RECORDED INFORMATION →
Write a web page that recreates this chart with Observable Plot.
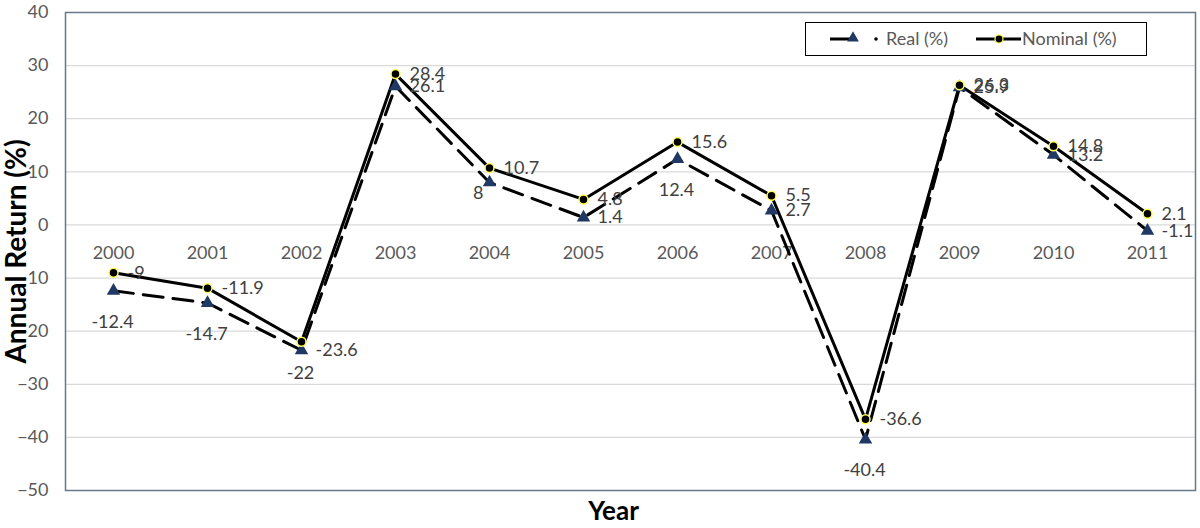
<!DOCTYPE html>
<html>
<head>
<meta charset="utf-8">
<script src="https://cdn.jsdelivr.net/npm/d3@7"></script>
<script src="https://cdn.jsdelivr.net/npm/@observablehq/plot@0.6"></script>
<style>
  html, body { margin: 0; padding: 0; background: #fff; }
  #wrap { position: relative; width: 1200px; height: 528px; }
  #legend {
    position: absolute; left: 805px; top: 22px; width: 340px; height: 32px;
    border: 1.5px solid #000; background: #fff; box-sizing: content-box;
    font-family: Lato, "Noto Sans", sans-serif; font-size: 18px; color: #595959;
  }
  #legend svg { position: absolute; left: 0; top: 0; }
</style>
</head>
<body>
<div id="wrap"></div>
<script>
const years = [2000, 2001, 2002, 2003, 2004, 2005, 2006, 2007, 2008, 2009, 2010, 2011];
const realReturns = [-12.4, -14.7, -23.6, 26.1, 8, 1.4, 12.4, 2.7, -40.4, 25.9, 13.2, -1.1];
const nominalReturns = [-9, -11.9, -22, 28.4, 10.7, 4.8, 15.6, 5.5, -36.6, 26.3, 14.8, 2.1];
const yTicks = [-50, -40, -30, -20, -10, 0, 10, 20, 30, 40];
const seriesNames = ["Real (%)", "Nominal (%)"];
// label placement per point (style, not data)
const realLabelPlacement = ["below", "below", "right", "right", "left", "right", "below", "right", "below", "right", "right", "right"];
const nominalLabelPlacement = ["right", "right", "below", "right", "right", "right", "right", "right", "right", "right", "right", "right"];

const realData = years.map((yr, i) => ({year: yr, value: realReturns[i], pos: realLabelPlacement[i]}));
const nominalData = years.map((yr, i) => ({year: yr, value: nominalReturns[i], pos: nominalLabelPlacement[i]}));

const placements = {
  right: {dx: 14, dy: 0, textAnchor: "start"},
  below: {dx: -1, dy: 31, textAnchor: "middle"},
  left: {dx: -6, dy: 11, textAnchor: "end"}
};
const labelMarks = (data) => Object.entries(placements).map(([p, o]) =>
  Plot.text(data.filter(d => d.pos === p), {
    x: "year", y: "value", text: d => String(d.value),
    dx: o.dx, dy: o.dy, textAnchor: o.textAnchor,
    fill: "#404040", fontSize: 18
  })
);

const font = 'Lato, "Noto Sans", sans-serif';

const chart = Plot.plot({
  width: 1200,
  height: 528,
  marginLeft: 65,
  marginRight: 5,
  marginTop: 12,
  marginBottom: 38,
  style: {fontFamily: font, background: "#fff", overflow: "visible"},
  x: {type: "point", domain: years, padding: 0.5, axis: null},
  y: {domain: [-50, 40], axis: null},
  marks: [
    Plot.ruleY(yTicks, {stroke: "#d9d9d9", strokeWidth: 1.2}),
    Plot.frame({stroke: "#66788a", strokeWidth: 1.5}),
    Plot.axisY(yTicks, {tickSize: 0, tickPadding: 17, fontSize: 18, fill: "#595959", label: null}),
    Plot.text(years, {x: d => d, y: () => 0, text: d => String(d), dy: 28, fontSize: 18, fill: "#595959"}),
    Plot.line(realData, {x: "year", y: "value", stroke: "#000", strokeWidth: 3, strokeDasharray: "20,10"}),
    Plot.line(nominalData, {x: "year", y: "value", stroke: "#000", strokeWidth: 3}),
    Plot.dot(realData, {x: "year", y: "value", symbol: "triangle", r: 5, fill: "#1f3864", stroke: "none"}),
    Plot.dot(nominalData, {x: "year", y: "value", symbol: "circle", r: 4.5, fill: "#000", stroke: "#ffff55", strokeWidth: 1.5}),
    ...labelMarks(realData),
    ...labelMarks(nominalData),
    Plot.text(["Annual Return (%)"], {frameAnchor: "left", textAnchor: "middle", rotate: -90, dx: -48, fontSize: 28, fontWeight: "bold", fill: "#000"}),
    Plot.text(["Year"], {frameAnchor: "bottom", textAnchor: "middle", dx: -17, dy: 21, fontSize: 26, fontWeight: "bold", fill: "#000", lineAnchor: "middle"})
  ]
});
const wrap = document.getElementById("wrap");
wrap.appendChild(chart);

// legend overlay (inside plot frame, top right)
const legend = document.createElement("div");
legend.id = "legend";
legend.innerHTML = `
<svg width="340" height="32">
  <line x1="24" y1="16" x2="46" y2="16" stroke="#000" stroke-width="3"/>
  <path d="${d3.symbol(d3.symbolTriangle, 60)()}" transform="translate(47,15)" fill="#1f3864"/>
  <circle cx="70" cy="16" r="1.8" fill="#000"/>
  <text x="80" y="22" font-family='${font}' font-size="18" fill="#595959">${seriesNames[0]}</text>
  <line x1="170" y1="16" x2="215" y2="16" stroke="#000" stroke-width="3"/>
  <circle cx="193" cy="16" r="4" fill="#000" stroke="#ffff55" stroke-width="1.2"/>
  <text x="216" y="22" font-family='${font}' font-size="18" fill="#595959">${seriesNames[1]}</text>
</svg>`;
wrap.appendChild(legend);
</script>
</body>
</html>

WRITTEN REQUEST →
Transcribe all of the material exactly, leaving out whatever pictures it contains.

ANSWER FOR THE TASK →
Write a web page that recreates this chart with Observable Plot.
<!DOCTYPE html>
<html>
<head>
<meta charset="utf-8">
<script src="https://cdn.jsdelivr.net/npm/d3@7"></script>
<script src="https://cdn.jsdelivr.net/npm/@observablehq/plot@0.6"></script>
<style>
  html, body { margin: 0; padding: 0; background: #fff; }
  #wrap { position: relative; width: 1200px; height: 528px; }
  #legend {
    position: absolute; left: 805px; top: 22px; width: 340px; height: 32px;
    border: 1.5px solid #000; background: #fff; box-sizing: content-box;
    font-family: Lato, "Noto Sans", sans-serif; font-size: 18px; color: #595959;
  }
  #legend svg { position: absolute; left: 0; top: 0; }
</style>
</head>
<body>
<div id="wrap"></div>
<script>
const years = [2000, 2001, 2002, 2003, 2004, 2005, 2006, 2007, 2008, 2009, 2010, 2011];
const realReturns = [-12.4, -14.7, -23.6, 26.1, 8, 1.4, 12.4, 2.7, -40.4, 25.9, 13.2, -1.1];
const nominalReturns = [-9, -11.9, -22, 28.4, 10.7, 4.8, 15.6, 5.5, -36.6, 26.3, 14.8, 2.1];
const yTicks = [-50, -40, -30, -20, -10, 0, 10, 20, 30, 40];
const seriesNames = ["Real (%)", "Nominal (%)"];
// label placement per point (style, not data)
const realLabelPlacement = ["below", "below", "right", "right", "left", "right", "below", "right", "below", "right", "right", "right"];
const nominalLabelPlacement = ["right", "right", "below", "right", "right", "right", "right", "right", "right", "right", "right", "right"];

const realData = years.map((yr, i) => ({year: yr, value: realReturns[i], pos: realLabelPlacement[i]}));
const nominalData = years.map((yr, i) => ({year: yr, value: nominalReturns[i], pos: nominalLabelPlacement[i]}));

const placements = {
  right: {dx: 14, dy: 0, textAnchor: "start"},
  below: {dx: -1, dy: 31, textAnchor: "middle"},
  left: {dx: -6, dy: 11, textAnchor: "end"}
};
const labelMarks = (data) => Object.entries(placements).map(([p, o]) =>
  Plot.text(data.filter(d => d.pos === p), {
    x: "year", y: "value", text: d => String(d.value),
    dx: o.dx, dy: o.dy, textAnchor: o.textAnchor,
    fill: "#404040", fontSize: 18
  })
);

const font = 'Lato, "Noto Sans", sans-serif';

const chart = Plot.plot({
  width: 1200,
  height: 528,
  marginLeft: 65,
  marginRight: 5,
  marginTop: 12,
  marginBottom: 38,
  style: {fontFamily: font, background: "#fff", overflow: "visible"},
  x: {type: "point", domain: years, padding: 0.5, axis: null},
  y: {domain: [-50, 40], axis: null},
  marks: [
    Plot.ruleY(yTicks, {stroke: "#d9d9d9", strokeWidth: 1.2}),
    Plot.frame({stroke: "#66788a", strokeWidth: 1.5}),
    Plot.axisY(yTicks, {tickSize: 0, tickPadding: 17, fontSize: 18, fill: "#595959", label: null}),
    Plot.text(years, {x: d => d, y: () => 0, text: d => String(d), dy: 28, fontSize: 18, fill: "#595959"}),
    Plot.line(realData, {x: "year", y: "value", stroke: "#000", strokeWidth: 3, strokeDasharray: "20,10"}),
    Plot.line(nominalData, {x: "year", y: "value", stroke: "#000", strokeWidth: 3}),
    Plot.dot(realData, {x: "year", y: "value", symbol: "triangle", r: 5, fill: "#1f3864", stroke: "none"}),
    Plot.dot(nominalData, {x: "year", y: "value", symbol: "circle", r: 4.5, fill: "#000", stroke: "#ffff55", strokeWidth: 1.5}),
    ...labelMarks(realData),
    ...labelMarks(nominalData),
    Plot.text(["Annual Return (%)"], {frameAnchor: "left", textAnchor: "middle", rotate: -90, dx: -48, fontSize: 28, fontWeight: "bold", fill: "#000"}),
    Plot.text(["Year"], {frameAnchor: "bottom", textAnchor: "middle", dx: -17, dy: 21, fontSize: 26, fontWeight: "bold", fill: "#000", lineAnchor: "middle"})
  ]
});
const wrap = document.getElementById("wrap");
wrap.appendChild(chart);

// legend overlay (inside plot frame, top right)
const legend = document.createElement("div");
legend.id = "legend";
legend.innerHTML = `
<svg width="340" height="32">
  <line x1="24" y1="16" x2="46" y2="16" stroke="#000" stroke-width="3"/>
  <path d="${d3.symbol(d3.symbolTriangle, 60)()}" transform="translate(47,15)" fill="#1f3864"/>
  <circle cx="70" cy="16" r="1.8" fill="#000"/>
  <text x="80" y="22" font-family='${font}' font-size="18" fill="#595959">${seriesNames[0]}</text>
  <line x1="170" y1="16" x2="215" y2="16" stroke="#000" stroke-width="3"/>
  <circle cx="193" cy="16" r="4" fill="#000" stroke="#ffff55" stroke-width="1.2"/>
  <text x="216" y="22" font-family='${font}' font-size="18" fill="#595959">${seriesNames[1]}</text>
</svg>`;
wrap.appendChild(legend);
</script>
</body>
</html>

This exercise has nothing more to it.